Robert Ridgeway, a 30-year veteran firefighter and fire chief of the Mashpee Fire Department in Mashpee, Massachusetts, has been hired as Cape Girardeau's new fire chief; Ridgeway, 49, will move from the Cape Cod area of New England to Cape Girardeau to begin work here March 1.
The Cape Girardeau City Council last night approved a contract with the Cape Girardeau Area Industrial Recruitment Association for services to solicit business, industry and commerce for the area; it also appropriated the city's $50,000 annual fee for the services.
The general contract for the construction of Good Shepherd Lutheran Chapel was awarded earlier this week to the Rickard Construction Co.; the three sub-contracts were awarded to E.A. Polack for plumbing, E.W. Ossenkop for heating and Cotner and Green for electrical; the chapel was designed by architect John Boardman.
William F. Suedekum, 82, who for 55 years was a merchant on Good Hope Street and who served two terms on the County Court, dies at a Cape Girardeau hospital, where he had been a patient five days; Suedekum, the son of Mr. and Mrs. Henry Suedekum of near Dutchtown, founded a hardware store on Good Hope Street in 1913 with the late C.H.W. Meyer.
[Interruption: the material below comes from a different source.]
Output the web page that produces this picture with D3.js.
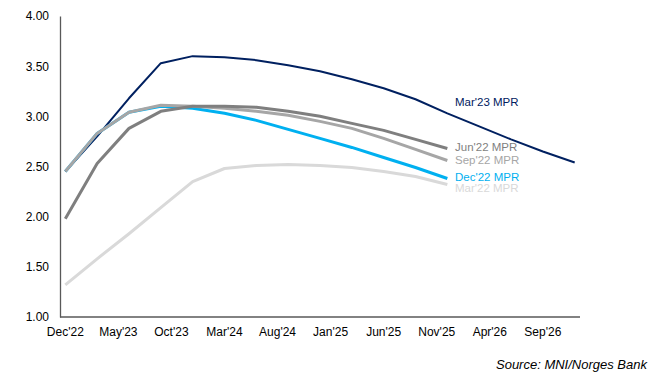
<!DOCTYPE html>
<html>
<head>
<meta charset="utf-8">
<script src="https://cdn.jsdelivr.net/npm/d3@7"></script>
<style>
  html, body { margin: 0; padding: 0; background: #fff; }
  svg { display: block; font-family: "Liberation Sans", Arial, sans-serif; }
</style>
</head>
<body>
<svg id="chart" width="658" height="380"></svg>
<script>
// ---- data ----
const quarters = ["Dec'22","Mar'23","Jun'23","Sep'23","Dec'23","Mar'24","Jun'24","Sep'24",
                  "Dec'24","Mar'25","Jun'25","Sep'25","Dec'25","Mar'26","Jun'26","Sep'26","Dec'26"];
const tickLabels = ["Dec'22","May'23","Oct'23","Mar'24","Aug'24","Jan'25","Jun'25","Nov'25","Apr'26","Sep'26"];
const yTicks = [1.0, 1.5, 2.0, 2.5, 3.0, 3.5, 4.0];

const mar22 = [1.32, 1.58, 1.83, 2.09, 2.35, 2.48, 2.51, 2.52, 2.51, 2.49, 2.45, 2.40, 2.32];
const jun22 = [1.98, 2.53, 2.88, 3.05, 3.10, 3.10, 3.09, 3.05, 3.00, 2.93, 2.86, 2.77, 2.68];
const sep22 = [2.45, 2.83, 3.04, 3.11, 3.10, 3.08, 3.05, 3.01, 2.95, 2.88, 2.78, 2.67, 2.56];
const dec22 = [2.45, 2.83, 3.04, 3.10, 3.08, 3.03, 2.96, 2.87, 2.78, 2.69, 2.59, 2.49, 2.38];
const mar23 = [2.45, 2.80, 3.18, 3.53, 3.60, 3.59, 3.56, 3.51, 3.45, 3.37, 3.28, 3.17, 3.03,
               2.90, 2.77, 2.65, 2.54];

const seriesNames = ["Mar'22 MPR", "Mar'23 MPR", "Dec'22 MPR", "Sep'22 MPR", "Jun'22 MPR"];
const seriesValues = [mar22, mar23, dec22, sep22, jun22];
const seriesColors = ["#d9d9d9", "#002060", "#00b0f0", "#a6a6a6", "#7f7f7f"];
const seriesWidths = [3, 2, 3, 3, 3];
const labelY = [2.29, 3.14, 2.40, 2.57, 2.69]; // label anchor values

// ---- monthly category axis ----
const fmt = d3.timeFormat("%b'%y");
const months = d3.timeMonth.range(new Date(2022, 11, 1), new Date(2027, 0, 1)).map(fmt);

const svg = d3.select("#chart");
const x = d3.scaleBand().domain(months).range([60, 580]).padding(0);
const xc = m => x(m) + x.bandwidth() / 2;
const y = d3.scaleLinear().domain([1, 4]).range([317, 16]);

// axes
const yAxis = d3.axisLeft(y).tickValues(yTicks).tickFormat(d3.format(".2f"))
  .tickSize(0).tickPadding(11);
const gy = svg.append("g").attr("transform", "translate(60,0)").call(yAxis);
gy.select(".domain").attr("stroke", "#595959").attr("stroke-width", 1.3);
gy.selectAll("text").attr("font-size", 12).attr("fill", "#000")
  .attr("font-family", "'Liberation Sans', Arial, sans-serif");

const xAxis = d3.axisBottom(x).tickValues(tickLabels).tickSize(0).tickPadding(10);
const gx = svg.append("g").attr("transform", "translate(0,317)").call(xAxis);
gx.select(".domain").attr("stroke", "#595959").attr("stroke-width", 1.3)
  .attr("d", "M60,0H580");
gx.selectAll("text").attr("font-size", 12).attr("fill", "#000")
  .attr("font-family", "'Liberation Sans', Arial, sans-serif");

// lines
const line = d3.line().x(d => xc(d.q)).y(d => y(d.v));
seriesValues.forEach((vals, i) => {
  const pts = vals.map((v, j) => ({ q: quarters[j], v }));
  svg.append("path").datum(pts)
    .attr("fill", "none")
    .attr("stroke", seriesColors[i])
    .attr("stroke-width", seriesWidths[i])
    .attr("stroke-linejoin", "round")
    .attr("d", line);
});

// labels
seriesNames.forEach((name, i) => {
  svg.append("text")
    .attr("x", 455)
    .attr("y", y(labelY[i]))
    .attr("dy", "0.35em")
    .attr("font-size", 11.5)
    .attr("fill", seriesColors[i])
    .text(name);
});

// source
svg.append("text")
  .attr("x", 647).attr("y", 364).attr("dy", "0.35em")
  .attr("text-anchor", "end")
  .attr("font-size", 13).attr("font-style", "italic").attr("fill", "#000")
  .text("Source: MNI/Norges Bank");
</script>
</body>
</html>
Those in Cape Girardeau needing direct relief are finding the county Social Security office here is without funds to aid them; the officials at the office say no money has been made available by the state for relief work as an appropriation hasn't been made by the Legislature; at this time, the need for direct relief has been greater than at any other time, because of the severity of the cold weather.
Gustav B. Margraf of Cape Girardeau has been admitted to the bar of the Supreme Court of the United States in Washington; being 27 years old, he was one of the youngest of the group admitted; Margraf is in the Washington office of a New York law firm.
The fuel situation in Cape Girardeau is more serious than ever, according to Col. L.B. Houck, fuel administrator; only two cars of coal have arrived here; the coal is being rationed by Houck and his assistant, Ben Vinyard, with those families suffering from lack of fuel in the bitterly cold weather receiving small amounts.
Seth Babcock resigns his position on the faculty of the Normal School in the morning and will quit the school March 1; at that time, he will take up duties as the county farm agent for Cape Girardeau County; he will succeed C.M. McWilliams, who recently resigned to engage in private farming in Illinois.